Ormai tutti ne parlano. Perfino il presidente del Consiglio Matteo Renzi le usa come emblema della produttività italiana; è successo a Napoli qualche giorno fa, quando il capo del governo ha messo in competizione la Mozzarella di Bufala Campana DOP e l’Iphone.

 

Per anni bistrattate, ritenute poco più che orpelli e velatamente osteggiate sia dalla GDO – fino ai primi anni 2000 – che dalle grandi industrie alimentari, le Denominazioni di Origine sono ora oggetto di grande attenzione dal punto di vista commerciale, considerate veri e propri modelli di sviluppo economico. Perché questo cambiamento? La risposta è semplice: le Denominazioni di Origine esprimono fiducia e la fiducia è il più grande valore che un prodotto possa comunicare.

 

Lo attesta anche la ricerca internazionale “ The most influential brands in Italia ” condotta da Ipsos con l’obiettivo di comprendere l’impatto che i marchi hanno nella nostra vita quotidiana e nella nostra esperienza del mondo. Le indagini – condotte su un campione di 2000 persone analizzando 100 marchi – hanno prodotto una classifica che piazza al sesto posto il Parmigiano-Reggiano DOP, primo tra i 22 brand del settore food.

 

Ma la maggiore sorpresa che emerge da questo ranking è che il Parmigiano-Reggiano è il primo marchio italiano in assoluto. La particolarità è dovuta principalmente al fatto che questo sia un brand atipico rispetto agli altri, ovvero una Denominazione di Origine. Il Parmigiano-Reggiano che supera Nutella o Mulino Bianco ci fa capire cosa possono esprimere le DO italiane nel loro insieme, anche in termini economici. Non solo. Un “marchio pubblico” che sorpassa i brand privati in una classifica di influenza è un’anomalia tutta italiana che indica quanto sia profonda la nostra relazione con i prodotti a Indicazione Geografica, frutto di conoscenze e capacità dei singoli territori.

 

“I motivi per cui il Parmigiano Reggiano si trova così in alto nella classifica – spiega Andrea Loreti, responsabile della ricerca Ipsos – sono essenzialmente due: la fiducia che si ha nei confronti di questo prodotto e quella che definirei come responsabilità sociale del brand, in altre parole la capacità di rappresentare anche l’orgoglio italiano”.

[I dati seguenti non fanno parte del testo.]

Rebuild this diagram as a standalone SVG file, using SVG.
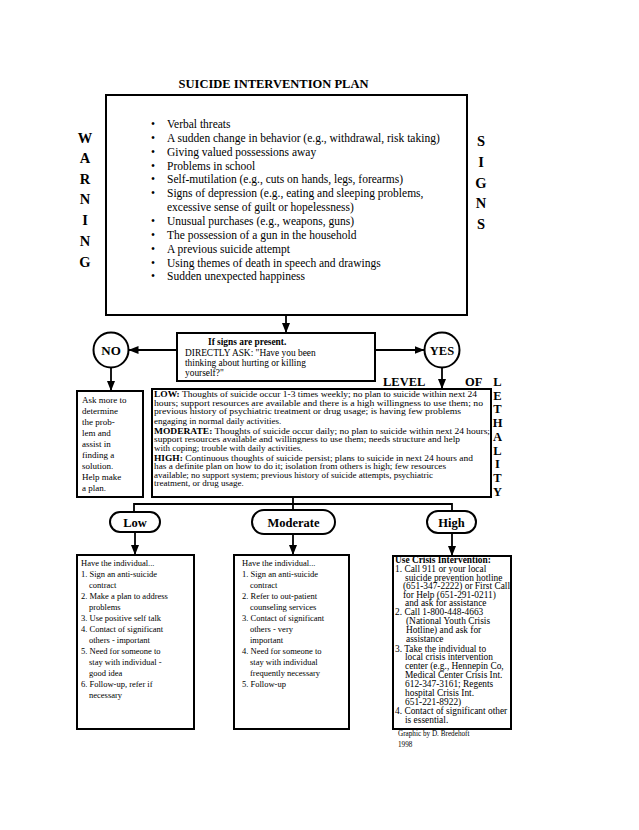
<svg xmlns="http://www.w3.org/2000/svg" width="639" height="830" viewBox="0 0 639 830">
<style>
text{font-family:"Liberation Serif","Times New Roman",serif;fill:#000}
.b{font-weight:bold}
.box{fill:#fff;stroke:#000;stroke-width:2}
.ln{fill:none;stroke:#000;stroke-width:1.8}
.big{font-size:14.5px;font-weight:bold;text-anchor:middle}
.sg{font-size:11.5px}
.q{font-size:9.4px}
.lt{font-size:9px}
.lv{font-size:12.5px;font-weight:bold}
.sm{font-size:8.5px}
.hi{font-size:9.4px}
.pl{font-size:12.5px;font-weight:bold;text-anchor:middle}
</style>
<defs>
<marker id="ah" viewBox="0 0 10 8" refX="10" refY="4" markerWidth="10" markerHeight="8" markerUnits="userSpaceOnUse" orient="auto">
<path d="M0,0 L10,4 L0,8 z" fill="#000"/>
</marker>
</defs>
<rect width="639" height="830" fill="#fff"/>
<text x="273.5" y="88" class="b" font-size="12.5" text-anchor="middle">SUICIDE INTERVENTION PLAN</text>

<g id="warning-signs">
<rect class="box" x="106" y="95" width="361" height="220"/>
<g class="sg">
<text x="151" y="128">•</text><text x="167" y="128">Verbal threats</text>
<text x="151" y="141.9">•</text><text x="167" y="141.9">A sudden change in behavior (e.g., withdrawal, risk taking)</text>
<text x="151" y="155.7">•</text><text x="167" y="155.7">Giving valued possessions away</text>
<text x="151" y="169.6">•</text><text x="167" y="169.6">Problems in school</text>
<text x="151" y="183.4">•</text><text x="167" y="183.4">Self-mutilation (e.g., cuts on hands, legs, forearms)</text>
<text x="151" y="197.3">•</text><text x="167" y="197.3">Signs of depression (e.g., eating and sleeping problems,</text>
<text x="167" y="211.1">excessive sense of guilt or hopelessness)</text>
<text x="151" y="225">•</text><text x="167" y="225">Unusual purchases (e.g., weapons, guns)</text>
<text x="151" y="238.8">•</text><text x="167" y="238.8">The possession of a gun in the household</text>
<text x="151" y="252.7">•</text><text x="167" y="252.7">A previous suicide attempt</text>
<text x="151" y="266.5">•</text><text x="167" y="266.5">Using themes of death in speech and drawings</text>
<text x="151" y="280.4">•</text><text x="167" y="280.4">Sudden unexpected happiness</text>
</g>
<g class="big">
<text x="85" y="143">W</text><text x="85" y="163">A</text><text x="85" y="183.5">R</text><text x="85" y="204">N</text><text x="85" y="225">I</text><text x="85" y="246">N</text><text x="85" y="267">G</text>
<text x="481" y="146">S</text><text x="481" y="167">I</text><text x="481" y="188">G</text><text x="481" y="208">N</text><text x="481" y="229">S</text>
</g>
</g>

<g id="connectors">
<line class="ln" x1="286" y1="315" x2="286" y2="333" marker-end="url(#ah)"/>
<line class="ln" x1="177" y1="350" x2="128.5" y2="350" marker-end="url(#ah)"/>
<line class="ln" x1="375" y1="350" x2="424.5" y2="350" marker-end="url(#ah)"/>
<line class="ln" x1="111" y1="367.5" x2="111" y2="391" marker-end="url(#ah)"/>
<line class="ln" x1="442" y1="367.5" x2="442" y2="389" marker-end="url(#ah)"/>
<polyline class="ln" points="293,497 293,510"/>
<polyline class="ln" points="134,512 134,504 452,504 452,511"/>
<line class="ln" x1="135" y1="532" x2="135" y2="555" marker-end="url(#ah)"/>
<line class="ln" x1="293" y1="534" x2="293" y2="555" marker-end="url(#ah)"/>
<line class="ln" x1="452" y1="533" x2="452" y2="556" marker-end="url(#ah)"/>
</g>

<g id="question">
<rect class="box" x="177" y="333" width="198" height="48"/>
<text x="208" y="345" class="q b">If signs are present.</text>
<text x="185" y="356" class="q">DIRECTLY ASK: "Have you been</text>
<text x="185" y="366" class="q">thinking about hurting or killing</text>
<text x="185" y="376" class="q">yourself?"</text>
</g>

<g id="no">
<circle cx="111" cy="350" r="17.5" fill="#fff" stroke="#000" stroke-width="2"/>
<text x="111" y="355" class="b" font-size="13" text-anchor="middle">NO</text>
</g>
<g id="yes">
<circle cx="442" cy="350" r="17.5" fill="#fff" stroke="#000" stroke-width="2"/>
<text x="442" y="355" class="b" font-size="12.5" text-anchor="middle">YES</text>
</g>

<g id="ask-more">
<rect class="box" x="77" y="391" width="66" height="106"/>
<g class="lt">
<text x="82" y="403">Ask more to</text>
<text x="82" y="414">determine</text>
<text x="82" y="425">the prob-</text>
<text x="82" y="436">lem and</text>
<text x="82" y="447">assist in</text>
<text x="82" y="458">finding a</text>
<text x="82" y="469">solution.</text>
<text x="82" y="480">Help make</text>
<text x="82" y="491">a plan.</text>
</g>
</g>

<g id="lethality">
<rect class="box" x="152" y="389" width="339" height="108"/>
<g class="lt">
<text x="154" y="397" textLength="323" lengthAdjust="spacingAndGlyphs"><tspan class="b">LOW:</tspan> Thoughts of suicide occur 1-3 times weekly; no plan to suicide within next 24</text>
<text x="154" y="405.5" textLength="329" lengthAdjust="spacingAndGlyphs">hours; support resources are available and there is a high willingness to use them; no</text>
<text x="154" y="414" textLength="307" lengthAdjust="spacingAndGlyphs">previous history of psychiatric treatment or drug usage; is having few problems</text>
<text x="154" y="423.5">engaging in normal daily activities.</text>
<text x="154" y="433.5" textLength="336" lengthAdjust="spacingAndGlyphs"><tspan class="b">MODERATE:</tspan> Thoughts of suicide occur daily; no plan to suicide within next 24 hours;</text>
<text x="154" y="442" textLength="306" lengthAdjust="spacingAndGlyphs">support resources available and willingness to use them; needs structure and help</text>
<text x="154" y="451">with coping; trouble with daily activities.</text>
<text x="154" y="460.5" textLength="319" lengthAdjust="spacingAndGlyphs"><tspan class="b">HIGH:</tspan> Continuous thoughts of suicide persist; plans to suicide in next 24 hours and</text>
<text x="154" y="469" textLength="292" lengthAdjust="spacingAndGlyphs">has a definite plan on how to do it; isolation from others is high; few resources</text>
<text x="154" y="477.5" textLength="279" lengthAdjust="spacingAndGlyphs">available; no support system; previous history of suicide attempts, psychiatric</text>
<text x="154" y="486">treatment, or drug usage.</text>
</g>
<text x="383" y="386" class="lv">LEVEL</text>
<text x="465" y="386" class="lv">OF</text>
<g class="lv" text-anchor="middle">
<text x="497.5" y="386">L</text><text x="497.5" y="399.5">E</text><text x="497.5" y="413">T</text><text x="497.5" y="427">H</text><text x="497.5" y="441">A</text><text x="497.5" y="454.5">L</text><text x="497.5" y="468">I</text><text x="497.5" y="482">T</text><text x="497.5" y="496">Y</text>
</g>
</g>

<g id="low">
<rect class="box" x="110" y="512" width="50" height="20" rx="10"/>
<text x="135" y="527" class="pl">Low</text>
</g>
<g id="moderate">
<rect class="box" x="252" y="510" width="83" height="24" rx="12"/>
<text x="293.5" y="527" class="pl">Moderate</text>
</g>
<g id="high">
<rect class="box" x="427" y="511" width="49" height="22" rx="11"/>
<text x="451.5" y="526.5" class="pl">High</text>
</g>

<g id="low-actions">
<rect class="box" x="77" y="555" width="117" height="174"/>
<g class="sm">
<text x="81" y="566">Have the individual...</text>
<text x="81" y="577">1. Sign an anti-suicide</text>
<text x="89" y="588">contract</text>
<text x="81" y="599">2. Make a plan to address</text>
<text x="89" y="610">problems</text>
<text x="81" y="621">3. Use positive self talk</text>
<text x="81" y="632">4. Contact of significant</text>
<text x="89" y="643">others - important</text>
<text x="81" y="654">5. Need for someone to</text>
<text x="89" y="665">stay with individual -</text>
<text x="89" y="676">good idea</text>
<text x="81" y="687">6. Follow-up, refer if</text>
<text x="89" y="698">necessary</text>
</g>
</g>

<g id="moderate-actions">
<rect class="box" x="234" y="555" width="115" height="174"/>
<g class="sm">
<text x="242" y="566">Have the individual...</text>
<text x="242" y="577">1. Sign an anti-suicide</text>
<text x="250" y="588">contract</text>
<text x="242" y="599">2. Refer to out-patient</text>
<text x="250" y="610">counseling services</text>
<text x="242" y="621">3. Contact of significant</text>
<text x="250" y="632">others - very</text>
<text x="250" y="643">important</text>
<text x="242" y="654">4. Need for someone to</text>
<text x="250" y="665">stay with individual</text>
<text x="250" y="676">frequently necessary</text>
<text x="242" y="687">5. Follow-up</text>
</g>
</g>

<g id="high-actions">
<rect class="box" x="393" y="556" width="118" height="173"/>
<g class="hi">
<text x="395" y="563" class="b">Use Crisis Intervention:</text>
<text x="395" y="572">1. Call 911 or your local</text>
<text x="405" y="580.5">suicide prevention hotline</text>
<text x="403" y="589">(651-347-2222) or First Call</text>
<text x="403" y="597.5">for Help (651-291-0211)</text>
<text x="405" y="606">and ask for assistance</text>
<text x="395" y="615">2. Call 1-800-448-4663</text>
<text x="406" y="624">(National Youth Crisis</text>
<text x="406" y="633">Hotline) and ask for</text>
<text x="406" y="642">assistance</text>
<text x="395" y="651.5">3. Take the individual to</text>
<text x="405" y="660">local crisis intervention</text>
<text x="405" y="669">center (e.g., Hennepin Co,</text>
<text x="405" y="678">Medical Center Crisis Int.</text>
<text x="405" y="687">612-347-3161; Regents</text>
<text x="405" y="695.5">hospital Crisis Int.</text>
<text x="405" y="704.5">651-221-8922)</text>
<text x="395" y="714">4. Contact of significant other</text>
<text x="405" y="723">is essential.</text>
</g>
</g>

<text x="398" y="736" font-size="7.2">Graphic by D. Bredehoft</text>
<text x="398" y="747" font-size="7.2">1998</text>
</svg>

“Questo risultato è il frutto di un lavoro fatto negli anni sul rapporto diretto con il consumatore  – sottolinea il direttore generale del Consorzio Riccardo Deserti – e  può insegnare ad altre eccellenze italiane – dop e non dop – che proprio nella distintività  della qualità e delle radici territoriali e culturali trovano la loro leva di marketing più coerente e non usurpabile”.

 

Nelle rilevazioni Ipsos emerge un ulteriore aspetto significativo: gli unici marchi in grado di surclassare il food rientrano nel settore delle ICT (Information and Communications Technology). Sette dei primi dieci, infatti, sono rappresentanti del mondo digitale, ‘in nome’ di aziende estere. Volendo affidarci all’ordine di realtà creato da questa particolare classifica, ritengo possibile trarre una riflessione sul rilancio del modello Italia e sul ruolo del food come driver, anche internazionale.

 

“La classifica racconta la propria verità (parziale) – spiega Alberto Mattiacci , Direttore scientifico di Eurispes – di una popolazione che sperimenta la nuova estensione antropologica del sé, offerta dalla digitalizzazione dell’esperienza quotidiana, e che al contempo è attenta a immettere salubrità, sicurezza, gusto e, perché no, italianità, nel proprio io fisico. Sono i prodromi di una nuova identità, quelli che questa classifica esprime: un io che gioca contemporaneamente la doppia partita dell’identità aperta al mondo – con il digitale – e più salda nelle radici locali –con uno dei formaggi principi del Belpaese”.

 

Se i marchi del mondo digitale e del settore agroalimentare sono quelli in grado di avere maggiore influenza, maggiore impatto sulla vita delle persone, uno dei compiti degli stakeholder del settore agroalimentare è quello di capire quale sia la maniera migliore di collegarli, di metterli a sistema con l’obiettivo di una crescita del Paese. Per fare questo infatti servono due cose : programmare una strategia di lungo periodo che comprenda in primis una vera alleanza fra DO ed i grandi marchi privati e un progetto serio per mettere  a sistema quel legame food-mondo digitale. Solo così, parafrasando il Premier, il nostro patrimonio agroalimentare, con il know how che si porta dietro, potrà essere, in tutto il mondo, l’alter ego italiano dell’Iphone americano.